#### [EXERCISE TASK]
Among the entries below, please repeat exactly and only the lines from the line containing "Emit a component" to the line containing "Chart.register(...registerables);", both lines included.

#### [EXERCISE INPUT]
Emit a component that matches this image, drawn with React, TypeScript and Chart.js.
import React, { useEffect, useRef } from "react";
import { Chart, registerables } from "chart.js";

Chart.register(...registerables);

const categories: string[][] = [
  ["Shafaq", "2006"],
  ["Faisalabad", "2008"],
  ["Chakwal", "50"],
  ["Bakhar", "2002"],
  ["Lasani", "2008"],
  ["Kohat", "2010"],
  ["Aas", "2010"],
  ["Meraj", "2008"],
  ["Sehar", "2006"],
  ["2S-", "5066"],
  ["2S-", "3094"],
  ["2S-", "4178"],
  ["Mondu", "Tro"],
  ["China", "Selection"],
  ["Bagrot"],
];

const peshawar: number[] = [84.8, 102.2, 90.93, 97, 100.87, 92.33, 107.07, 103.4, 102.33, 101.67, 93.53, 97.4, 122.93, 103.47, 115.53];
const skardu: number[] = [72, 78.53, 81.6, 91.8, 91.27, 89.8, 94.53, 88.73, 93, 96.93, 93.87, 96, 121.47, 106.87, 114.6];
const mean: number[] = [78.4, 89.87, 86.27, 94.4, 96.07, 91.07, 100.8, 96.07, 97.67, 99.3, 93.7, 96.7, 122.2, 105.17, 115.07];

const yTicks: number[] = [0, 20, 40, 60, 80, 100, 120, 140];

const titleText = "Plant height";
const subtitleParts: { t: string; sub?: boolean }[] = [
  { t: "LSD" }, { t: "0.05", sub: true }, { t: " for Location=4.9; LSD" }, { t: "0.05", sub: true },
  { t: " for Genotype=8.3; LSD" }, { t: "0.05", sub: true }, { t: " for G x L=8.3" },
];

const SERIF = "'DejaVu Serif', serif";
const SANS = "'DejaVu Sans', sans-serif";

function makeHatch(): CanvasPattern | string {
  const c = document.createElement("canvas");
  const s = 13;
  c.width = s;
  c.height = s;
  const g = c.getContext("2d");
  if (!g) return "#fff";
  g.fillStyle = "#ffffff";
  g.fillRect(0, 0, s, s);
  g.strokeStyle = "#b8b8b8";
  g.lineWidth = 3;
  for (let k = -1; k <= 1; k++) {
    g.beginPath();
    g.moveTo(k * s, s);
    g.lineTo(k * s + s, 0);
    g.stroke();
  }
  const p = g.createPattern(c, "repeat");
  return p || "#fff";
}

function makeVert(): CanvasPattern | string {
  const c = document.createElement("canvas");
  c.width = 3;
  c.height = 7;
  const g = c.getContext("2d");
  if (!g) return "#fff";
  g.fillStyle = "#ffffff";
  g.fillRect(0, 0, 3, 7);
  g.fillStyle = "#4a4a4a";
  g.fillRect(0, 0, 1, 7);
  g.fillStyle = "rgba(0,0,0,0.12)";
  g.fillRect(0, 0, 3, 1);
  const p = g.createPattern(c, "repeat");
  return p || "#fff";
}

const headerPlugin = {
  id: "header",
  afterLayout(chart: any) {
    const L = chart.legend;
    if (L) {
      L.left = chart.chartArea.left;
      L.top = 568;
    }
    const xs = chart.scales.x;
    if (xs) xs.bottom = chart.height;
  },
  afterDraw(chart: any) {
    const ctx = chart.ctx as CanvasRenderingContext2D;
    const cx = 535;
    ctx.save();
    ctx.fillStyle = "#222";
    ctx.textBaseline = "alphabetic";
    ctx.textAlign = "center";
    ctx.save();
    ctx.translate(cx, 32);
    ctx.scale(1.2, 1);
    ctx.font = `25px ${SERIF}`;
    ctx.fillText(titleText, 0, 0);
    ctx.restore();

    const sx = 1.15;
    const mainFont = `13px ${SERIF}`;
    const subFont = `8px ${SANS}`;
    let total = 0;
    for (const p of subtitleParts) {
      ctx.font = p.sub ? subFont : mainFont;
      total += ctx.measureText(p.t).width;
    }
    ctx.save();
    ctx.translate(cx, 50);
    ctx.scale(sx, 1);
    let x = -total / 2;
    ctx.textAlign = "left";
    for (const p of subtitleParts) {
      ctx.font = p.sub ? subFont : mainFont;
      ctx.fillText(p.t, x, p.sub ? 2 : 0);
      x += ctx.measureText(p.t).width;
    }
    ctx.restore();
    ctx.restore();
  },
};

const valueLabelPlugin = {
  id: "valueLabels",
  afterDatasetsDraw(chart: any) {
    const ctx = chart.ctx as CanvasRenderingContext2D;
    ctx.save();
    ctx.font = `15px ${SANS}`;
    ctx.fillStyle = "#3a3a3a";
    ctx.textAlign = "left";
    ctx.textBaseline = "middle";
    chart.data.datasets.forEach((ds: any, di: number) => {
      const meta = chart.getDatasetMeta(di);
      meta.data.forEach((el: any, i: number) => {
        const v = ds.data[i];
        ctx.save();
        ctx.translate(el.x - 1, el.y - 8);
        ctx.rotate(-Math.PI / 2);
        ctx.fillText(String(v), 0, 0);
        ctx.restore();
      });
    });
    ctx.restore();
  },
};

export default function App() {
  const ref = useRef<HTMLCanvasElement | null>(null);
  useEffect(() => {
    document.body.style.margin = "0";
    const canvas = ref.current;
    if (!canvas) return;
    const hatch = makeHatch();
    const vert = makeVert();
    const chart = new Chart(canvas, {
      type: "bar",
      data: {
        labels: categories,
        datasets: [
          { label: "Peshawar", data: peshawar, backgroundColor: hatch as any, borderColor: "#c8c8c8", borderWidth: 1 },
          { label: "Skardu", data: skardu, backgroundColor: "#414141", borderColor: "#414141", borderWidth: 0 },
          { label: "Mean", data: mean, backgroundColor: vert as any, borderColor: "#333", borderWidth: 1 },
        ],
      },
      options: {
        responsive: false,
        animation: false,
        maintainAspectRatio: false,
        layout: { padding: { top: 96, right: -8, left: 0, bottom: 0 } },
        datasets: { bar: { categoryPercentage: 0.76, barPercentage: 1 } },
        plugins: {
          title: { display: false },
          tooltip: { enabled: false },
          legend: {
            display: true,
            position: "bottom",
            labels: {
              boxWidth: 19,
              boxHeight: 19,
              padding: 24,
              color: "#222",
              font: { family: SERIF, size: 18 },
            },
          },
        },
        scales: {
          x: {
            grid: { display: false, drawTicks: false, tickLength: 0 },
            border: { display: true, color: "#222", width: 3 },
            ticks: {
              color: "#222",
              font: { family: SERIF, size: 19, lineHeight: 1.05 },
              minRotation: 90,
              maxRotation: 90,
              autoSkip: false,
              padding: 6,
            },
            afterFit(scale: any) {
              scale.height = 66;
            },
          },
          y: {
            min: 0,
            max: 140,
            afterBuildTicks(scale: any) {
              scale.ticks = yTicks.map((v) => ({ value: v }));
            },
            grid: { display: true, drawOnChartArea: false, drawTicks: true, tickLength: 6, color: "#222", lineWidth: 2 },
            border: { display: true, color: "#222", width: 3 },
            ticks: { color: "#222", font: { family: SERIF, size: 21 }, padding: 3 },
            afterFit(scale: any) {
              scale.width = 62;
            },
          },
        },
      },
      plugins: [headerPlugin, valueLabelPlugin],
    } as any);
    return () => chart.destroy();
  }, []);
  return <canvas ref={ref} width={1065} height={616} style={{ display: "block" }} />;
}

---

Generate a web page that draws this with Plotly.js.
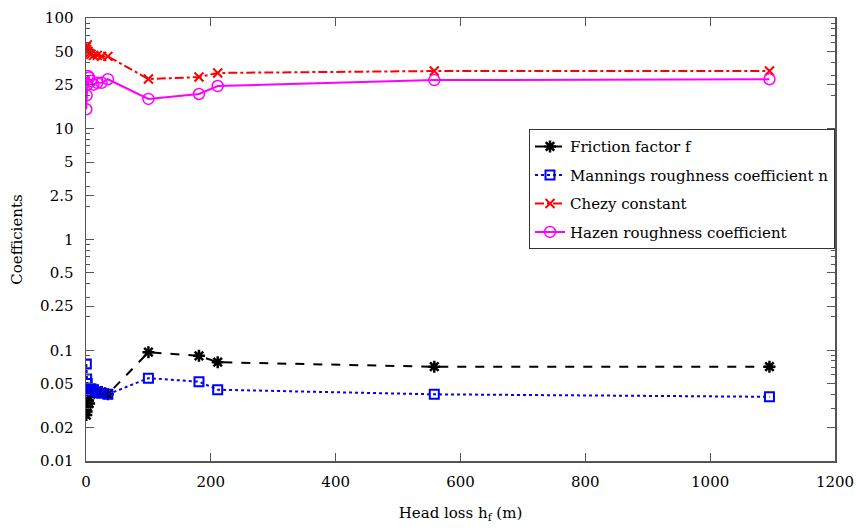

...

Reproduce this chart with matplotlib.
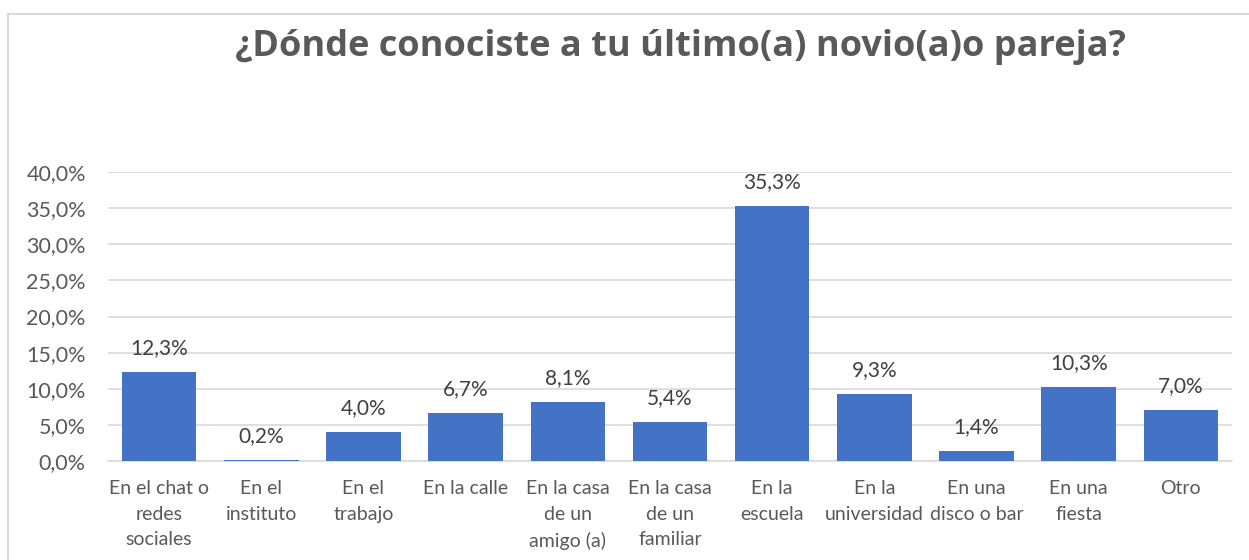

#### [ANSWER TO THE PROBLEM]
Emit a component that matches this image, drawn with React, TypeScript and Chart.js.
import React, { useEffect, useRef } from "react";
import { Chart, registerables } from "chart.js";

Chart.register(...registerables);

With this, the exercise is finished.